Official Phone Flashing
  • Any non-SIM-based wireless technology (ex. CDMA) requires that the phone be flashed for use on their network.  Carriers that support BYOD will flash the phone for you; there are usually no fees.  If they want to charge you, try negotiating to waive the fee (they want you as a customer, and don't have to subsidize selling you a phone!).
  • As LTE is a SIM-based technology (whereas CDMA is not), this method is only really relevant for older (non-4G) CDMA phones.
Unofficial SIM Swapping
  • Most SIM-based technologies (ex. GSM, LTE) will enable you to simply put a SIM card into any unlocked phone (i.e. it's not locked for use on one network provider), and it will work.
  • If you're out of contract with your existing carrier, call them and ask them to provide the unlock code; many will these days, particularly if you're not on contract.  If not, you can purchase the code for under $20 on various online sites.

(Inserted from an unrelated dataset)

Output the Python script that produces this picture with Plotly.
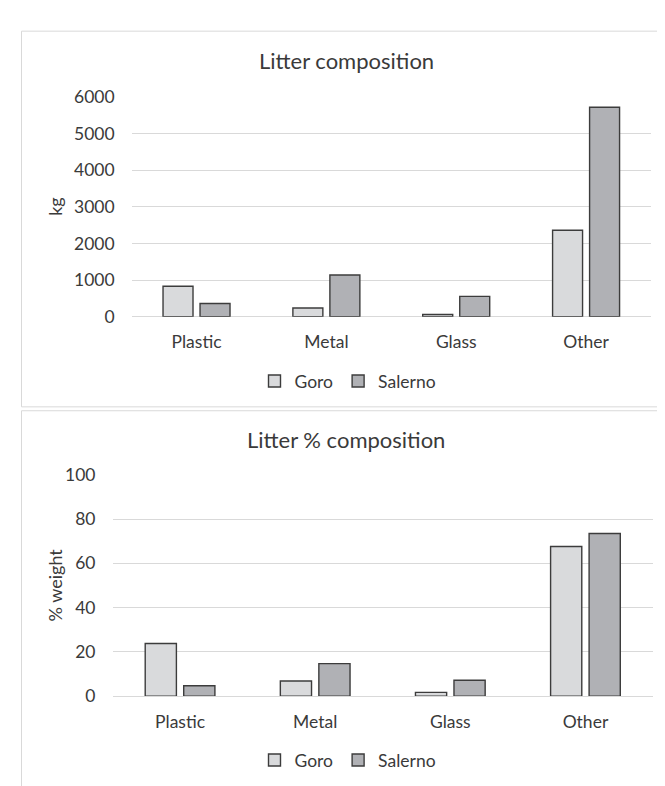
import plotly.graph_objects as go

categories = ["Plastic", "Metal", "Glass", "Other"]
goro_kg = [832, 239, 62, 2363]
salerno_kg = [363, 1142, 558, 5717]
goro_pct = [23.8, 6.8, 1.7, 67.6]
salerno_pct = [4.7, 14.7, 7.2, 73.5]
kg_ticks = [0, 1000, 2000, 3000, 4000, 5000, 6000]
pct_ticks = [0, 20, 40, 60, 80, 100]

W, H = 665, 786
FONT = "Lato"
TXT = "#3a3a3a"
GORO_C = "#d9dadc"
SAL_C = "#b0b1b5"
EDGE = "#3c3c3c"
GRID = "#d9d9d9"

def px(x):
    return x / W

def py(y):
    return 1 - y / H

fig = go.Figure()

def bars(y, name, color, xa, ya, legend):
    return go.Bar(x=categories, y=y, name=name, xaxis=xa, yaxis=ya, legend=legend,
                  marker=dict(color=color, line=dict(color=EDGE, width=1.4)))

fig.add_trace(bars(goro_kg, "Goro", GORO_C, "x", "y", "legend"))
fig.add_trace(bars(salerno_kg, "Salerno", SAL_C, "x", "y", "legend"))
fig.add_trace(bars(goro_pct, "Goro", GORO_C, "x2", "y2", "legend2"))
fig.add_trace(bars(salerno_pct, "Salerno", SAL_C, "x2", "y2", "legend2"))

axfont = dict(family=FONT, size=17.5, color=TXT)
common_x = dict(showgrid=False, zeroline=False, showline=False, ticks="",
                tickfont=axfont, ticklabelstandoff=13, fixedrange=True)
common_y = dict(showgrid=True, gridcolor=GRID, gridwidth=1, zeroline=True,
                zerolinecolor=GRID, zerolinewidth=1, showline=False, ticks="",
                tickfont=axfont, ticklabelstandoff=16, fixedrange=True)

legfont = dict(family=FONT, size=17.5, color=TXT)

fig.update_layout(
    width=W, height=H,
    margin=dict(l=0, r=0, t=0, b=0),
    paper_bgcolor="white", plot_bgcolor="white",
    barmode="group", bargap=0.43, bargroupgap=0.19,
    font=dict(family=FONT, color=TXT),
    xaxis=dict(domain=[px(123.6), px(643)], anchor="y", **common_x),
    yaxis=dict(domain=[py(306), py(80)], anchor="x", range=[0, 6000],
               tickvals=kg_ticks, **common_y),
    xaxis2=dict(domain=[px(104.5), px(645)], anchor="y2", **common_x),
    yaxis2=dict(domain=[py(695.7), py(468.3)], anchor="x2", range=[0, 100],
                tickvals=pct_ticks, **common_y),
    legend=dict(orientation="h", x=px(340), y=py(372), xanchor="center", yanchor="middle",
                font=legfont, bgcolor="rgba(0,0,0,0)", itemwidth=30),
    legend2=dict(orientation="h", x=px(340), y=py(761.5), xanchor="center", yanchor="middle",
                 font=legfont, bgcolor="rgba(0,0,0,0)", itemwidth=30),
    shapes=[
        dict(type="rect", xref="paper", yref="paper", x0=px(13.5), x1=px(662), y0=py(398.5), y1=py(12.5),
             line=dict(color="#d9d9d9", width=1), layer="below"),
        dict(type="rect", xref="paper", yref="paper", x0=px(13.5), x1=px(662), y0=py(792), y1=py(402.5),
             line=dict(color="#d9d9d9", width=1), layer="below"),
    ],
    annotations=[
        dict(text="Litter composition", x=px(338), y=py(43), xref="paper", yref="paper",
             showarrow=False, xanchor="center", yanchor="middle",
             font=dict(family=FONT, size=22, color=TXT)),
        dict(text="Litter % composition", x=px(338), y=py(432), xref="paper", yref="paper",
             showarrow=False, xanchor="center", yanchor="middle",
             font=dict(family=FONT, size=22, color=TXT)),
        dict(text="kg", x=px(47), y=py(193), xref="paper", yref="paper", textangle=-90,
             showarrow=False, xanchor="center", yanchor="middle",
             font=dict(family=FONT, size=18, color=TXT)),
        dict(text="% weight", x=px(47), y=py(582), xref="paper", yref="paper", textangle=-90,
             showarrow=False, xanchor="center", yanchor="middle",
             font=dict(family=FONT, size=18, color=TXT)),
    ],
)

fig.write_html("out.html")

  • Sometimes SIM-swapping won't quite register correctly on the network, and you may not be able to properly access all plans and features properly.  Also, sometimes unlocking a phone will allow you to use international SIM cards, but won't allow the phone on another domestic provider's network (even if the technology is the same); if this is the case, phone flashing may also be required.
Official SIM Swapping
  • Many carriers will now sell you a SIM for use in your unlocked phone as part of their Bring Your Own Device program.  While they won't guarantee that all features will work properly, there's more support than with carriers that don't officially support SIM-swapping.
  • This is largely becoming the norm, and provides tremendous customer flexibility.